* Information provided *
— START —

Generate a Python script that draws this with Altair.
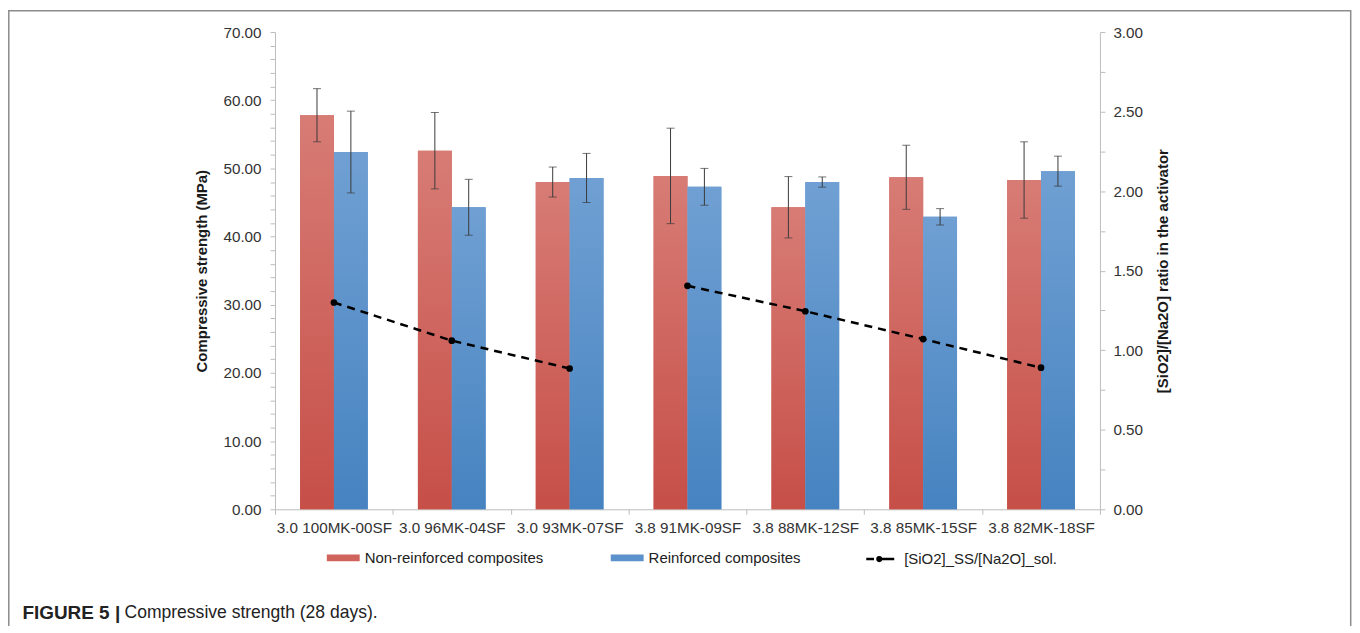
import altair as alt
import pandas as pd

# ---------------- data ----------------
categories = [
    "3.0 100MK-00SF", "3.0 96MK-04SF", "3.0 93MK-07SF", "3.8 91MK-09SF",
    "3.8 88MK-12SF", "3.8 85MK-15SF", "3.8 82MK-18SF",
]
non_reinforced = [57.8, 52.6, 48.0, 48.9, 44.3, 48.7, 48.3]
non_reinforced_err = [3.9, 5.6, 2.2, 7.0, 4.5, 4.7, 5.6]
reinforced = [52.4, 44.3, 48.6, 47.3, 48.0, 42.9, 49.6]
reinforced_err = [6.0, 4.1, 3.6, 2.7, 0.75, 1.2, 2.2]
ratio = [1.30, 1.06, 0.885, 1.405, 1.245, 1.07, 0.89]
ratio_group = ["3.0", "3.0", "3.0", "3.8", "3.8", "3.8", "3.8"]

series_names = ["Non-reinforced composites", "Reinforced composites"]
line_name = "[SiO2]_SS/[Na2O]_sol."
caption_bold = "FIGURE 5 |"
caption_text = "Compressive strength (28 days)."

left_ticks = list(range(0, 71, 2))
right_ticks = [i * 0.25 for i in range(13)]

# ---------------- tables ----------------
rows = []
for s, vals, errs in [(series_names[0], non_reinforced, non_reinforced_err),
                      (series_names[1], reinforced, reinforced_err)]:
    for c, v, e in zip(categories, vals, errs):
        rows.append({"category": c, "series": s, "value": v, "lo": v - e, "hi": v + e})
bars_df = pd.DataFrame(rows)

line_df = pd.DataFrame({
    "category": categories, "ratio": ratio, "group": ratio_group,
    "legend": [line_name] * len(categories),
})
one = pd.DataFrame({"k": [0]})

FONT = "Liberation Sans"
TEXT = "#333333"
AXIS_GRAY = "#bdbdbd"
RED = "#d0645d"
BLUE = "#5b92cc"

red_grad = {"gradient": "linear", "x1": 0, "y1": 0, "x2": 0, "y2": 1,
            "stops": [{"offset": 0, "color": "#d77c75"}, {"offset": 1, "color": "#c64f48"}]}
blue_grad = {"gradient": "linear", "x1": 0, "y1": 0, "x2": 0, "y2": 1,
             "stops": [{"offset": 0, "color": "#70a0d3"}, {"offset": 1, "color": "#4683c0"}]}

x_enc = alt.X(
    "category:N", sort=categories,
    scale=alt.Scale(domain=categories, paddingInner=0, paddingOuter=0),
    axis=alt.Axis(title=None, labelAngle=0, labelFontSize=15.3, labelColor=TEXT,
                  labelPadding=6, labelLimit=0, labelOverlap=False, tickBand="extent",
                  tickSize=5, tickColor=AXIS_GRAY, domainColor=AXIS_GRAY),
)
xoff = alt.XOffset("series:N",
                   scale=alt.Scale(domain=series_names, paddingInner=0, paddingOuter=0.74))

left_scale = alt.Scale(domain=[0, 70], nice=False)
left_axis = alt.Axis(
    orient="left", title="Compressive strength (MPa)", values=left_ticks,
    labelExpr="datum.value % 10 === 0 ? format(datum.value, '.2f') : ''",
    labelFontSize=15.3, labelColor=TEXT, labelPadding=9, tickSize=5,
    tickColor=AXIS_GRAY, domainColor=AXIS_GRAY, grid=False,
    titleFontSize=15, titleFontWeight="bold", titleColor="#1a1a1a", titlePadding=13,
)
right_scale = alt.Scale(domain=[0, 3], nice=False)
right_axis = alt.Axis(
    orient="right", title="[SiO2]/[Na2O] ratio in the activator", values=right_ticks,
    labelExpr="(datum.value * 2) % 1 === 0 ? format(datum.value, '.2f') : ''",
    labelFontSize=15.3, labelColor=TEXT, labelPadding=8, tickSize=5,
    tickColor=AXIS_GRAY, domainColor=AXIS_GRAY, grid=False,
    titleFontSize=15, titleFontWeight="bold", titleColor="#1a1a1a", titlePadding=13,
    titleAngle=270, titleBaseline="top",
)

rect_path = "M-1,-0.21H1V0.21H-1Z"
line_path = ("M-0.85,0H-0.38M-0.05,0H0.85"
             "M-0.17,0A0.11,0.11,0,1,1,0.05,0A0.11,0.11,0,1,1,-0.17,0Z")

bar_legend = alt.Legend(
    title=None, orient="none", legendX=52, legendY=511, direction="horizontal",
    labelFontSize=15, labelColor="#222222", labelFont=FONT, labelLimit=0,
    symbolType=rect_path, symbolSize=1089, symbolStrokeWidth=0, symbolOpacity=1,
    labelOffset=5, columnPadding=67, padding=0,
)
line_legend = alt.Legend(
    title=None, orient="none", legendX=589.5, legendY=511, direction="horizontal",
    labelFontSize=15, labelColor="#222222", labelFont=FONT, labelLimit=0,
    symbolType=line_path, symbolSize=1089, symbolStrokeWidth=2.5, symbolOpacity=1,
    symbolFillColor="#000000", symbolStrokeColor="#000000",
    labelOffset=6, padding=0,
)

# solid bars (give the legend), gradient bars drawn on top
bars_base = alt.Chart(bars_df).mark_bar().encode(
    x=x_enc, xOffset=xoff,
    y=alt.Y("value:Q", scale=left_scale, axis=left_axis),
    fill=alt.Fill("series:N", scale=alt.Scale(domain=series_names, range=[RED, BLUE]),
                  legend=bar_legend),
)
bars = alt.Chart(bars_df).mark_bar().encode(
    x=x_enc, xOffset=xoff,
    y=alt.Y("value:Q", scale=left_scale, axis=left_axis),
    fill=alt.condition(alt.datum.series == series_names[0], alt.value(red_grad), alt.value(blue_grad)),
)
err_rules = alt.Chart(bars_df).mark_rule(color="#3a3a3a", strokeWidth=1).encode(
    x=x_enc, xOffset=xoff,
    y=alt.Y("lo:Q", scale=left_scale, axis=left_axis), y2="hi:Q",
)
cap_lo = alt.Chart(bars_df).mark_tick(color="#3a3a3a", size=8, thickness=1).encode(
    x=x_enc, xOffset=xoff, y=alt.Y("lo:Q", scale=left_scale, axis=left_axis),
)
cap_hi = alt.Chart(bars_df).mark_tick(color="#3a3a3a", size=8, thickness=1).encode(
    x=x_enc, xOffset=xoff, y=alt.Y("hi:Q", scale=left_scale, axis=left_axis),
)

frame = alt.Chart(one).mark_rect(fillOpacity=0, stroke="#8c8c8c", strokeWidth=1.5).encode(
    x=alt.value(-267.2), x2=alt.value(1079.7), y=alt.value(-21.3), y2=alt.value(720),
)
cap1 = alt.Chart(one).mark_text(align="left", baseline="middle", fontSize=19,
                                fontWeight="bold", color="#222222", font=FONT).encode(
    x=alt.value(-253.5), y=alt.value(583), text=alt.value(caption_bold))
cap2 = alt.Chart(one).mark_text(align="left", baseline="middle", fontSize=17.6,
                                color="#222222", font=FONT).encode(
    x=alt.value(-151), y=alt.value(583), text=alt.value(caption_text))

left_group = alt.layer(bars_base, bars, err_rules, cap_lo, cap_hi, frame, cap1, cap2)

line = alt.Chart(line_df).mark_line(strokeDash=[8, 6], strokeWidth=2.5, color="#000000").encode(
    x=x_enc, y=alt.Y("ratio:Q", scale=right_scale, axis=right_axis),
    detail="group:N",
)
points = alt.Chart(line_df).mark_circle(size=45, color="#000000", opacity=1).encode(
    x=x_enc, y=alt.Y("ratio:Q", scale=right_scale, axis=right_axis),
)
# empty layer that only carries the legend entry for the line series
line_key = alt.Chart(line_df).transform_filter("false").mark_line(
    strokeWidth=2.5, color="#000000").encode(
    x=x_enc, y=alt.Y("ratio:Q", scale=right_scale, axis=right_axis),
    opacity=alt.Opacity("legend:N", scale=alt.Scale(domain=[line_name], range=[1]),
                        legend=line_legend),
)
right_group = alt.layer(line, points, line_key)

chart = alt.layer(left_group, right_group).resolve_scale(y="independent").properties(
    width=828, height=479,
    autosize=alt.AutoSizeParams(type="none"),
    padding={"left": 268, "top": 23, "right": 253, "bottom": 116},
).configure(font=FONT).configure_view(strokeWidth=0)

chart.save("out.html", embed_options={"renderer": "svg", "actions": False})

— END —

* What you are asked to do *
Please extract exactly the lines of the data, from the first through the line containing "bars_df = pd.DataFrame(rows)", and add no pictures to the copy.

* Correct output *
Generate a Python script that draws this with Altair.
import altair as alt
import pandas as pd

# ---------------- data ----------------
categories = [
    "3.0 100MK-00SF", "3.0 96MK-04SF", "3.0 93MK-07SF", "3.8 91MK-09SF",
    "3.8 88MK-12SF", "3.8 85MK-15SF", "3.8 82MK-18SF",
]
non_reinforced = [57.8, 52.6, 48.0, 48.9, 44.3, 48.7, 48.3]
non_reinforced_err = [3.9, 5.6, 2.2, 7.0, 4.5, 4.7, 5.6]
reinforced = [52.4, 44.3, 48.6, 47.3, 48.0, 42.9, 49.6]
reinforced_err = [6.0, 4.1, 3.6, 2.7, 0.75, 1.2, 2.2]
ratio = [1.30, 1.06, 0.885, 1.405, 1.245, 1.07, 0.89]
ratio_group = ["3.0", "3.0", "3.0", "3.8", "3.8", "3.8", "3.8"]

series_names = ["Non-reinforced composites", "Reinforced composites"]
line_name = "[SiO2]_SS/[Na2O]_sol."
caption_bold = "FIGURE 5 |"
caption_text = "Compressive strength (28 days)."

left_ticks = list(range(0, 71, 2))
right_ticks = [i * 0.25 for i in range(13)]

# ---------------- tables ----------------
rows = []
for s, vals, errs in [(series_names[0], non_reinforced, non_reinforced_err),
                      (series_names[1], reinforced, reinforced_err)]:
    for c, v, e in zip(categories, vals, errs):
        rows.append({"category": c, "series": s, "value": v, "lo": v - e, "hi": v + e})
bars_df = pd.DataFrame(rows)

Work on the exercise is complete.